There is an organ in the brain which helps with this reaction. The amygdala invests memories with emotion. These little almond shaped do-hickeys light up big time when we peak at people’s brains as they are exposed to emotionally unpleasant images, even words, especially taboo words.
This is part of the brain I, as the father of teenaged girls, need to harness. I would like to make other words push those little amygdala buttons causing a sense of revulsion. Here are a few words I would put on the list: allowance, texting, mini-skirt, backseat, and Victoria’s Secret. I suppose I shouldn’t leave out my ten year old boy. His list of words would include: allowance, Wii, rap music, and more pets.
Mr. Pinker describes how maledicta (fancy Harvard term for curse words) do have a place in our vocabulary. Using them can be cathartic. Walking to the bathroom at two in the morning one invariably finds the missing lego blocks with one’s bare feet. Saying “I do so wish young Ronald would put his toys away properly” does nothing to ease the pain. Whereas, saying words which are easily recognized by stevedores, sailors and stand-up comics truly helps deal with the throbbing.
So, the next time you find an Indonesian mountain weasel has attached himself to your earlobe using only his incisors and your wife chastises you for letting loose with a stream of maledicta in front of the children, you need to elucidate upon the “rage circuit theory”, which explains the emotional release accomplished by utilizing taboo words (loudly) helps deal with sudden unpleasantness.

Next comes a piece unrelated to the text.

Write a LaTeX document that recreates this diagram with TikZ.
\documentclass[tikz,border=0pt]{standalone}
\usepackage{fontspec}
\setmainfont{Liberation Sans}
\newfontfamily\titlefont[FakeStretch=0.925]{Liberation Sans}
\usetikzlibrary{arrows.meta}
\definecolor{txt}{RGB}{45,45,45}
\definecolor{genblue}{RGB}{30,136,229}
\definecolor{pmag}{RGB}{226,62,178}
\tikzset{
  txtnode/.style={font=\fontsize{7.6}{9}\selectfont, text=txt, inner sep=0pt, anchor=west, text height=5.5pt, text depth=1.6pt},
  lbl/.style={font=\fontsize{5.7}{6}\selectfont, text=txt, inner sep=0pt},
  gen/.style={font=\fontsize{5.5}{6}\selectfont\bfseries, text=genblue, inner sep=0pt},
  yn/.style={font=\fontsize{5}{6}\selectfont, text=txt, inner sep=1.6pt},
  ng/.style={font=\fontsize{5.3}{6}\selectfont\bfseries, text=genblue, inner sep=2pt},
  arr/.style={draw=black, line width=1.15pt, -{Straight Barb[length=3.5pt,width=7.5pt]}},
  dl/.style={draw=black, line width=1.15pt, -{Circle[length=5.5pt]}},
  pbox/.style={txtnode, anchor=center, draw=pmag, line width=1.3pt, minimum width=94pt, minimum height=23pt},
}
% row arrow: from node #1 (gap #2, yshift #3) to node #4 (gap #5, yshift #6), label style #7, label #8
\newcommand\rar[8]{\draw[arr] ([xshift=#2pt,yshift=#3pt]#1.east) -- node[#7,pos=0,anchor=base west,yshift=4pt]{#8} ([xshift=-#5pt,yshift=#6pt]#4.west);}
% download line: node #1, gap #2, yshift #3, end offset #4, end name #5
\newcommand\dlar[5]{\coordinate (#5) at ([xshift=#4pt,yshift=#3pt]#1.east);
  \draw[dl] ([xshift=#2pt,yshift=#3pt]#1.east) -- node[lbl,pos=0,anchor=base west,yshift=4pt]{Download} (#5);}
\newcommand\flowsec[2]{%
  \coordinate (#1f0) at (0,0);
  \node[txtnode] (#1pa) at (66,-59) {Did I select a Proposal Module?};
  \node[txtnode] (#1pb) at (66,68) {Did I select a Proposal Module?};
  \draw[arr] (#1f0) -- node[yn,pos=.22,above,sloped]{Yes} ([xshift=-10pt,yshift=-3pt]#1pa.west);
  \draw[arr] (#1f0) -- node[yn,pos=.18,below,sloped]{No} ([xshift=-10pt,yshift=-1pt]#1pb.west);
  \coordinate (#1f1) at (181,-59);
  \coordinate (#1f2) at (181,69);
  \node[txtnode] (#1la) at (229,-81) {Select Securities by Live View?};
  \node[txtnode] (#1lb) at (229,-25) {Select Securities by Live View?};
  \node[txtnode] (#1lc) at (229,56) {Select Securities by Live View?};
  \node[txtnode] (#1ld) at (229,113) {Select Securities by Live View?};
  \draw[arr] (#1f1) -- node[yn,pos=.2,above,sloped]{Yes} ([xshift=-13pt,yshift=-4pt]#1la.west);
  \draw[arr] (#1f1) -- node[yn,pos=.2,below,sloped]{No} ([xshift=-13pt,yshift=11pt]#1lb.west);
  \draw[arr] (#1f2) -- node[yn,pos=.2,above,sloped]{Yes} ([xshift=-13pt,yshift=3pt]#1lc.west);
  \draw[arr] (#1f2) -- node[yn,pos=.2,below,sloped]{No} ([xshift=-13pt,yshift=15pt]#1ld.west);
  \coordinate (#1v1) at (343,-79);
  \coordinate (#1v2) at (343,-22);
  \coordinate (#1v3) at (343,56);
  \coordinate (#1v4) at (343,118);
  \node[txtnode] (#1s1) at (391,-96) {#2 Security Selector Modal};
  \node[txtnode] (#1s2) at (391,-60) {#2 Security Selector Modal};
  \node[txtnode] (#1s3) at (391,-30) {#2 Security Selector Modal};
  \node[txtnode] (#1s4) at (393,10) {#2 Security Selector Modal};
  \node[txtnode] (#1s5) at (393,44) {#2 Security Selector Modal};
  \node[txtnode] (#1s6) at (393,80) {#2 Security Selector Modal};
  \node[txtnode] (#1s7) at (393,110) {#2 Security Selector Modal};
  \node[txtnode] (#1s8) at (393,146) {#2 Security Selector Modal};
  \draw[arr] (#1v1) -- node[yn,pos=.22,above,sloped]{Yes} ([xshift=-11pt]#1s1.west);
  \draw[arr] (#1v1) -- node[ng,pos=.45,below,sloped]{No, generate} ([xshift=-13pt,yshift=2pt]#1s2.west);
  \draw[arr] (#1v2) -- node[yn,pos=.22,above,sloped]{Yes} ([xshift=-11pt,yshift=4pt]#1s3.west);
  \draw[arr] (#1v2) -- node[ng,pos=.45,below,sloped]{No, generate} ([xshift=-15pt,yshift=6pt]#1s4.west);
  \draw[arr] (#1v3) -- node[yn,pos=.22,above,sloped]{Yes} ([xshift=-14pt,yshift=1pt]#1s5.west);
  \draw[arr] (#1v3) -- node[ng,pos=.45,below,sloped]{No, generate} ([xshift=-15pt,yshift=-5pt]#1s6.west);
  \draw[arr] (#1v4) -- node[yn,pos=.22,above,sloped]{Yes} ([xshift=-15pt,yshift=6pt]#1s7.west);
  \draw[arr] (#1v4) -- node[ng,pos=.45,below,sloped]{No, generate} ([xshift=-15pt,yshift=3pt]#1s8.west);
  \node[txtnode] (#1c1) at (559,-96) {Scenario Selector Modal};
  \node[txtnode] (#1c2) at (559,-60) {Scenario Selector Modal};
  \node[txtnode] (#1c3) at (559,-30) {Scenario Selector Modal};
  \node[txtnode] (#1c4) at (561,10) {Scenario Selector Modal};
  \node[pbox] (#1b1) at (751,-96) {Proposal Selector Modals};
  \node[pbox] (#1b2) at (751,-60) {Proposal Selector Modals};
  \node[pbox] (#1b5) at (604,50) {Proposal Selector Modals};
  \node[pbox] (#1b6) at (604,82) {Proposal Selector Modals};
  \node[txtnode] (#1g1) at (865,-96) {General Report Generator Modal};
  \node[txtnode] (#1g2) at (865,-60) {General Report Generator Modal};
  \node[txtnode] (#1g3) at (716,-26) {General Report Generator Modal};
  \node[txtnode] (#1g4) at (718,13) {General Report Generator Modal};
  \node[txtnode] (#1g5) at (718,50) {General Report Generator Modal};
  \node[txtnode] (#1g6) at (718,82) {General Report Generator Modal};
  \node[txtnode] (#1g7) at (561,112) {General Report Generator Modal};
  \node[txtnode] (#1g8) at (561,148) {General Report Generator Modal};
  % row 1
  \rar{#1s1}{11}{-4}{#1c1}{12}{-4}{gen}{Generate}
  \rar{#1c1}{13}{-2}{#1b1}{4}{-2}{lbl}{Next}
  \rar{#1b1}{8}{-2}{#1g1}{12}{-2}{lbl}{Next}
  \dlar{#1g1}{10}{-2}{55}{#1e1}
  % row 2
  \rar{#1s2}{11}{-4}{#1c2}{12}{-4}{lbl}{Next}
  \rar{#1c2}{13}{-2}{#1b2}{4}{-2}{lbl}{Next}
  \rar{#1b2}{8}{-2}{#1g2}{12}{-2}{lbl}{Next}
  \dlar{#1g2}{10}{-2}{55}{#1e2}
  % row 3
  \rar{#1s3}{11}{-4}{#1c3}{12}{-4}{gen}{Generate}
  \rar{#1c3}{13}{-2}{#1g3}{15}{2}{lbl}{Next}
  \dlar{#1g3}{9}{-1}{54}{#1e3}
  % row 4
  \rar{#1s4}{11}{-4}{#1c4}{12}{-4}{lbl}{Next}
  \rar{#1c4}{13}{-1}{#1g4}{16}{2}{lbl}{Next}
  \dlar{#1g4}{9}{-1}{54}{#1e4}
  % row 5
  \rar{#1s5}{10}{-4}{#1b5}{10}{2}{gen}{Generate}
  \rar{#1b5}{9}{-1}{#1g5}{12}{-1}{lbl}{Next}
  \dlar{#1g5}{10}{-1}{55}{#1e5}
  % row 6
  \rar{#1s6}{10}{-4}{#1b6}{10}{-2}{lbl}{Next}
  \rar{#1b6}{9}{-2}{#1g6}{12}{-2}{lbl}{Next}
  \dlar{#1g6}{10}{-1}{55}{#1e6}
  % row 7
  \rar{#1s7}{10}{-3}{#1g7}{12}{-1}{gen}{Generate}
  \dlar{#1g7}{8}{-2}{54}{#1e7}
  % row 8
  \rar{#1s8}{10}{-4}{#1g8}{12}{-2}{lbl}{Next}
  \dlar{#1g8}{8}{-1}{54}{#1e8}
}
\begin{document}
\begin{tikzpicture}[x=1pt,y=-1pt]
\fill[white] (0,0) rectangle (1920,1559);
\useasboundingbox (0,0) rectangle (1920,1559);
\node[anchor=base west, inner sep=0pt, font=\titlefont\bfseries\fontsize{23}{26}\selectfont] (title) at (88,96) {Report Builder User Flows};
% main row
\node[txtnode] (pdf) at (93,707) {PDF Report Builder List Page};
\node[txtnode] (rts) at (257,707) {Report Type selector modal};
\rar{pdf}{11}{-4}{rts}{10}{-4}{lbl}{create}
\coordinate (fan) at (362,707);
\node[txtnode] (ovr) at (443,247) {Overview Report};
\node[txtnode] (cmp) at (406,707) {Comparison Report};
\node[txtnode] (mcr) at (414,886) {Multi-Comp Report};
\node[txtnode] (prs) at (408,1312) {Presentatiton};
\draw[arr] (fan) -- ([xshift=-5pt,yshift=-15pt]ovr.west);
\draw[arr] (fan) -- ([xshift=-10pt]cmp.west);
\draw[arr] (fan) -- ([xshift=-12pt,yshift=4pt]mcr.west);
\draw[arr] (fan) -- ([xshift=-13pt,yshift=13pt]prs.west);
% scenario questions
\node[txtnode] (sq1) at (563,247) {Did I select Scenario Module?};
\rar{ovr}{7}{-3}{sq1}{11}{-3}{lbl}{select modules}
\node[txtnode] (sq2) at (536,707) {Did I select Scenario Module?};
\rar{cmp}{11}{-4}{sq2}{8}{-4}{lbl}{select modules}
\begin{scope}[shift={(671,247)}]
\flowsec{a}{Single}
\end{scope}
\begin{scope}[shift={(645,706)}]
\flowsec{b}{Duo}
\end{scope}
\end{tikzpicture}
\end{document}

Here is another new word I learned: dysphemism. I had heard of euphemism, a word used in place of another more offensive word. People do this all the time. An example would be saying “pig fertilizer” instead of the less socially acceptable “works of Corey Feldman.” Anyway, a dysphemism is a word which is less acceptable purposely used to play up the negative aspects.
There are times it makes no sense to sugar coat something. It is important the audience understands the gravity of the situation. An example of this would be when there is an impending happening of cataclysmic proportions. It would not be right to simply tell possible victims there might be an uncomfortable situation in the offing if in fact they are going to be forced to watch a twelve hour marathon of “Three’s Company” episodes, especially if they are from the Mr. Furley years.
Words have power while sounds do not. Your brain is an amazing contraption. It has instant reactions to sounds which are connected to ideas and pretty much ignores sounds that do not. I can shout “purdel” from the roof tops and even though it sounds like a word it will illicit no other reaction than mild puzzlement from people hearing me. But on the other hand, if I go to the roof and yell “melon baller” I will illicit major puzzlement from people wondering why I am teetering on the edge of a building crying out the name of a handy kitchen implement.